(Goal) Exactly repeat the material, dropping every picture from the copy.

(Material provided)
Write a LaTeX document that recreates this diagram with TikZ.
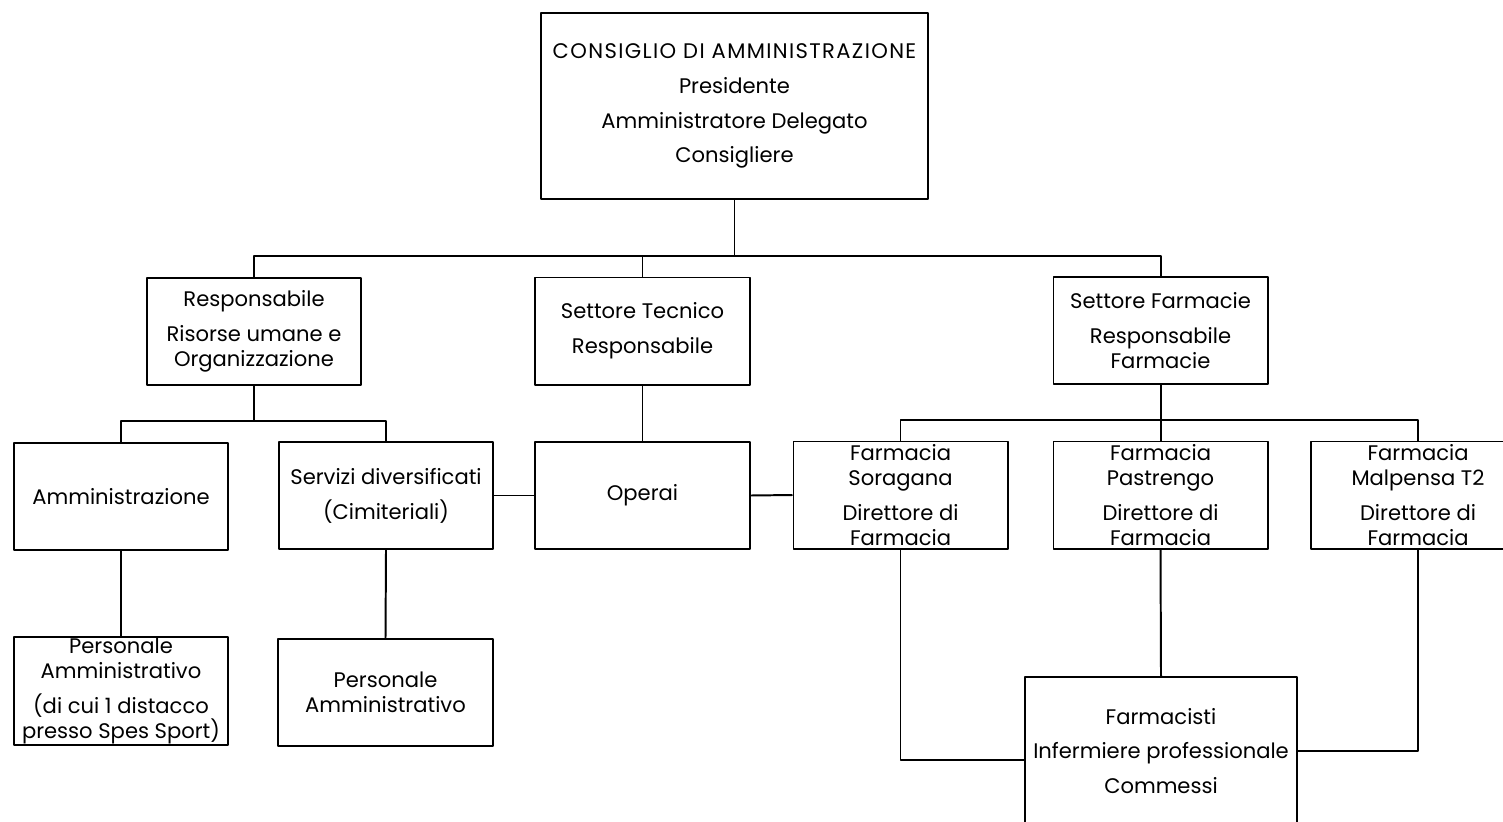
\documentclass[tikz,border=0pt]{standalone}
\usepackage{fontspec}
\setmainfont{Poppins}
\begin{document}
\begin{tikzpicture}[x=0.025cm,y=-0.025cm,line join=round,line width=1.4pt,font=\fontsize{15}{17.8}\selectfont,
	box/.style={draw,rectangle,inner sep=0pt,align=center,minimum width=5.35cm,minimum height=2.675cm}]
	\useasboundingbox (0,0) rectangle (1503,821);
	\node[box,minimum width=9.675cm,minimum height=4.65cm] (cda) at (734.5,106) {{\addfontfeatures{LetterSpace=6.5}CONSIGLIO DI AMMINISTRAZIONE}\\[7pt]Presidente\\[7pt]Amministratore Delegato\\[7pt]Consigliere};
	\node[box] (rru) at (254,331.5) {Responsabile\\[7pt]Risorse umane e\\Organizzazione};
	\node[box] (ste) at (642.5,331) {Settore Tecnico\\[7pt]Responsabile};
	\node[box] (sfa) at (1160.5,330.5) {Settore Farmacie\\[7pt]Responsabile\\Farmacie};
	\node[box] (amm) at (121,496.5) {Amministrazione};
	\node[box] (ser) at (386,495.5) {Servizi diversificati\\[7pt](Cimiteriali)};
	\node[box] (ope) at (642.5,495.5) {Operai};
	\node[box] (sor) at (900.5,495) {Farmacia\\Soragana\\[7pt]Direttore di\\Farmacia};
	\node[box] (pas) at (1160.5,495) {Farmacia\\Pastrengo\\[7pt]Direttore di\\Farmacia};
	\node[box] (mal) at (1418,495) {Farmacia\\Malpensa T2\\[7pt]Direttore di\\Farmacia};
	\node[box,minimum height=2.7cm] (pa1) at (121,691) {Personale\\Amministrativo\\[7pt](di cui 1 distacco\\presso Spes Sport)};
	\node[box] (pa2) at (385.5,692.5) {Personale\\Amministrativo};
	\node[box,minimum width=6.8cm,minimum height=3.7cm] (fmc) at (1161,751) {Farmacisti\\[7pt]Infermiere professionale\\[7pt]Commessi};
	\coordinate (bus1) at (734.5,256);
	\coordinate (bus2) at (254,421);
	\coordinate (bus3) at (1160.5,420);
	\draw (cda.south) -- (bus1);
	\draw (rru.north) |- (bus1) -| (sfa.north);
	\draw (ste.north) -- (ste.north |- bus1);
	\draw (rru.south) -- (bus2);
	\draw (amm.north) |- (bus2) -| (ser.north);
	\draw (ste.south) -- (ope.north);
	\draw (ser.east) -- (ope.west);
	\draw (ope.east) -- (sor.west);
	\draw (sfa.south) -- (bus3);
	\draw (sor.north) |- (bus3) -| (mal.north);
	\draw (pas.north) -- (pas.north |- bus3);
	\draw (amm.south) -- (pa1.north);
	\draw (ser.south) -- (pa2.north);
	\draw (pas.south) -- (fmc.north);
	\draw (sor.south) |- ([yshift=-0.225cm]fmc.west);
	\draw (mal.south) |- (fmc.east);
\end{tikzpicture}
\end{document}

(The reply)
Write a LaTeX document that recreates this diagram with TikZ.
\documentclass[tikz,border=0pt]{standalone}
\usepackage{fontspec}
\setmainfont{Poppins}
\begin{document}
\begin{tikzpicture}[x=0.025cm,y=-0.025cm,line join=round,line width=1.4pt,font=\fontsize{15}{17.8}\selectfont,
	box/.style={draw,rectangle,inner sep=0pt,align=center,minimum width=5.35cm,minimum height=2.675cm}]
	\useasboundingbox (0,0) rectangle (1503,821);
	\node[box,minimum width=9.675cm,minimum height=4.65cm] (cda) at (734.5,106) {{\addfontfeatures{LetterSpace=6.5}CONSIGLIO DI AMMINISTRAZIONE}\\[7pt]Presidente\\[7pt]Amministratore Delegato\\[7pt]Consigliere};
	\node[box] (rru) at (254,331.5) {Responsabile\\[7pt]Risorse umane e\\Organizzazione};
	\node[box] (ste) at (642.5,331) {Settore Tecnico\\[7pt]Responsabile};
	\node[box] (sfa) at (1160.5,330.5) {Settore Farmacie\\[7pt]Responsabile\\Farmacie};
	\node[box] (amm) at (121,496.5) {Amministrazione};
	\node[box] (ser) at (386,495.5) {Servizi diversificati\\[7pt](Cimiteriali)};
	\node[box] (ope) at (642.5,495.5) {Operai};
	\node[box] (sor) at (900.5,495) {Farmacia\\Soragana\\[7pt]Direttore di\\Farmacia};
	\node[box] (pas) at (1160.5,495) {Farmacia\\Pastrengo\\[7pt]Direttore di\\Farmacia};
	\node[box] (mal) at (1418,495) {Farmacia\\Malpensa T2\\[7pt]Direttore di\\Farmacia};
	\node[box,minimum height=2.7cm] (pa1) at (121,691) {Personale\\Amministrativo\\[7pt](di cui 1 distacco\\presso Spes Sport)};
	\node[box] (pa2) at (385.5,692.5) {Personale\\Amministrativo};
	\node[box,minimum width=6.8cm,minimum height=3.7cm] (fmc) at (1161,751) {Farmacisti\\[7pt]Infermiere professionale\\[7pt]Commessi};
	\coordinate (bus1) at (734.5,256);
	\coordinate (bus2) at (254,421);
	\coordinate (bus3) at (1160.5,420);
	\draw (cda.south) -- (bus1);
	\draw (rru.north) |- (bus1) -| (sfa.north);
	\draw (ste.north) -- (ste.north |- bus1);
	\draw (rru.south) -- (bus2);
	\draw (amm.north) |- (bus2) -| (ser.north);
	\draw (ste.south) -- (ope.north);
	\draw (ser.east) -- (ope.west);
	\draw (ope.east) -- (sor.west);
	\draw (sfa.south) -- (bus3);
	\draw (sor.north) |- (bus3) -| (mal.north);
	\draw (pas.north) -- (pas.north |- bus3);
	\draw (amm.south) -- (pa1.north);
	\draw (ser.south) -- (pa2.north);
	\draw (pas.south) -- (fmc.north);
	\draw (sor.south) |- ([yshift=-0.225cm]fmc.west);
	\draw (mal.south) |- (fmc.east);
\end{tikzpicture}
\end{document}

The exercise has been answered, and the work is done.